The Unforgivable/Eternal Sin

The Unforgiveable Sin

  • 26 For if we willfully persist in sin after having received the knowledge of the truth, there no longer remains a sacrifice for sins 27 but a fearful prospect of judgment and a fury of fire that will consume the adversaries (Hebrews 10:26-27)

Have you ever wondered, if Jesus’s death paid the sin debt in full, why there is an unforgiveable sin: blaspheming the Holy Spirit?  Our earliest gospel Mark comments:

  • 28 “Truly I tell you, people will be forgiven for their sins and whatever blasphemies they utter, 29 but whoever blasphemes against the Holy Spirit can never have forgiveness but is guilty of an eternal sin”— 30 for they had said, “He has an unclean spirit.” (Mark 3:28-30; see also Matthew 12:30-32, Luke 12:8-10).”

This blaspheming the holy spirit is a type of breaking the 3rd commandment, knowingly perverting the will of God like those Jewish elite who pretended it was God’s will to kill Jesus, but in this case it means those whose hearts have been convicted by the Holy Spirit by the cross and resurrection but who still persist against the mandates of Jesus.  Hebrews comments that:

  • 4 For it is impossible to restore again to repentance those who have once been enlightened and have tasted the heavenly gift and have shared in the Holy Spirit 5 and have tasted the good word of God and the powers of the age to come 6 and then have fallen away, since they are crucifying again the Son of God to their own harm and are holding him up to contempt. (Hebrews 6:4-6, see also 10:26-31)

It is not the popular interpretation of paying the sin debt that the cross accomplishes, but moral influence of awakening one’s own guilt and realizing how the sin of the world that is also in you wrongfully horrifically tortured and humiliatingly executed Jesus, God’s specially chosen one.  Luke comments that:

  • 39 One of the criminals who were hanged there kept deriding him and saying, “Are you not the Messiah?

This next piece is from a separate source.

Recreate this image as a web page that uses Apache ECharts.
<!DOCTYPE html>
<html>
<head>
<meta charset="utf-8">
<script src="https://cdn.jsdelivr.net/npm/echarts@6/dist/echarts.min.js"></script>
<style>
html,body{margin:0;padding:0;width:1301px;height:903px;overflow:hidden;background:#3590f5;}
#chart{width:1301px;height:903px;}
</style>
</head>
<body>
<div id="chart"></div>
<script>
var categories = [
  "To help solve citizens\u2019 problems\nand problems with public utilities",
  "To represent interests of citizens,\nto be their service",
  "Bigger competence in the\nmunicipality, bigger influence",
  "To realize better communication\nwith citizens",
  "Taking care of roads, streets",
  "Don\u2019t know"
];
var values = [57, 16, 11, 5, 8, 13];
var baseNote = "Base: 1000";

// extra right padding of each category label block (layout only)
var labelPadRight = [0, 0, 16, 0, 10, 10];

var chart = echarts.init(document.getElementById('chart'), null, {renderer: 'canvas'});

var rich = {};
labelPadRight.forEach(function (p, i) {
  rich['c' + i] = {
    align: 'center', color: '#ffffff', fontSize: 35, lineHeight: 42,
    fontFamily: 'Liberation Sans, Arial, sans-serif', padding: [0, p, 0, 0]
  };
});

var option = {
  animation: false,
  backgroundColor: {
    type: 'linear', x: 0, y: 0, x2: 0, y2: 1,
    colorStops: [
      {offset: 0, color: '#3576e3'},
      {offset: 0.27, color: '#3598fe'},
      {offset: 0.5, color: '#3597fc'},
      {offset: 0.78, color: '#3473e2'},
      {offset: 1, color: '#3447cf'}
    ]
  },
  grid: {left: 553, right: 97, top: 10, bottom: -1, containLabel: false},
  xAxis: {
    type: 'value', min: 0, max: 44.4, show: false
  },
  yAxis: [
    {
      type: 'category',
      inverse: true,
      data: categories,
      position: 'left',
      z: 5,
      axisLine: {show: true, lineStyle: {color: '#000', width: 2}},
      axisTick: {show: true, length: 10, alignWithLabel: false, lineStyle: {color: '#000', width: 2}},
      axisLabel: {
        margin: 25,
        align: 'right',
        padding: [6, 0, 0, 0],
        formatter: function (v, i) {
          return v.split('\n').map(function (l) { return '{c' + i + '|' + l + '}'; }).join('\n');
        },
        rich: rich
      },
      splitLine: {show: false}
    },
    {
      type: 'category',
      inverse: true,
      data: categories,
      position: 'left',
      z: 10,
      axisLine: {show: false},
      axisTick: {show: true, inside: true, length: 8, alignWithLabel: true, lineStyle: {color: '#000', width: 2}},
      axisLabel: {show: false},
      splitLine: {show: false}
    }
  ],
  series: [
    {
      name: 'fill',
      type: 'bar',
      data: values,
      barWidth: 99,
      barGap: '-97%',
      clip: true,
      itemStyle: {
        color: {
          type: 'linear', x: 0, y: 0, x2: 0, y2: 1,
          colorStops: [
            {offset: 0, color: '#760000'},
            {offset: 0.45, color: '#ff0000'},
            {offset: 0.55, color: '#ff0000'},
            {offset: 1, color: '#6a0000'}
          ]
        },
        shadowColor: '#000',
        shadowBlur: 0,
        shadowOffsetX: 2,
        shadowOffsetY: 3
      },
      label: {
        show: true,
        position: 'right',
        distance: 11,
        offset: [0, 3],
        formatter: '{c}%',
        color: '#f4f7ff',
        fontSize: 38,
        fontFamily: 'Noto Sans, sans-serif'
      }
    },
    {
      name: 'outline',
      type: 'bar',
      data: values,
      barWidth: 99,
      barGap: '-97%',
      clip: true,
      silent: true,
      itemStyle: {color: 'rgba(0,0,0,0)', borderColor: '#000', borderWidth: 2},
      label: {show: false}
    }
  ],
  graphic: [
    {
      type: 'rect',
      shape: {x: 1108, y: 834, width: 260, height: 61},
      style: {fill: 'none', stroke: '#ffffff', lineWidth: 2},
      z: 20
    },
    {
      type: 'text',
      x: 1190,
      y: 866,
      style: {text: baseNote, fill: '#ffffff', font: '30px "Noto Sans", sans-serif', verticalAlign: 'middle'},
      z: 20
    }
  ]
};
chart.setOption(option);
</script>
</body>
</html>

Save yourself and us!” 40 But the other rebuked him, saying, “Do you not fear God, since you are under the same sentence of condemnation? 41 And we indeed have been condemned justly, for we are getting what we deserve for our deeds, but this man has done nothing wrong.” 42 Then he said, “Jesus, remember me when you come in your kingdom.” 43 He replied, “Truly I tell you, today you will be with me in paradise.” (Luke 23:39-43)

This is why Satan couldn’t be forgiven.  He knew who Jesus truly was but still worked against him.  The Gospel of John talks of how the whole world will be convicted by the Holy Spirit, which means the story of Jesus will be preached to the world, and once people see their guilt and Jesus’s innocence, if they don’t relent they will be lost.  Matthew comments

  • 13 “Enter through the narrow gate, for the gate is wide and the road is easy[a] that leads to destruction, and there are many who take it. 14 For the gate is narrow and the road is hard that leads to life, and there are few who find it. (Matthew 7:13-14)

There is a decided break between the Hebrew tradition and the New Testament here because passages we find that are similar to the eternal sin passages in the Old Testament are qualified that they make forgiveness harder, but not impossible.  For instance, we read:

  • A very similar, although not identical, parallel to Matthew 12:31–32 can be found in the Avot of Rabbi Natan: But someone who profanes the heavenly Name has no possibility of repenting and waiting for forgiveness. Suffering will not cleanse him. Yom Kippur will not atone for him. They are all held over until death comes and cleanses him. This is what is meant by “This sin will not be forgiven until you die.  However, Talmudic sources in several places qualify the above and similar statements and explain it to mean only that repentance is made more difficult because of the severity of such a sin. The Talmud’s golden rule is that the gates of repentance are never, ever closed and, to quote Maimonides, ‘…even if one is a heretic his whole life and repents on his dying day, his penitence is accepted.’

Clearly, we have a development in the New Testament beyond the Hebrew tradition, because if there is one thing the God of the Old Testament always can do and does do, it’s forgive..  What is obviously going on here is the question of justice is being addressed, because if someone can be a Hitler but still be forgiven if they simply repent on their death bed, this isn’t justice.  So, the idea is if someone is terrible despite believing in their own guilt and Jesus’s innocence, they are guilty of the unforgiveable or eternal sin.  Clearly, the penal substitution interpretation of the cross is wrong, because the eternal sin isn’t wiped away as part of the supposed sin debt.  It is a Moral Influence cross.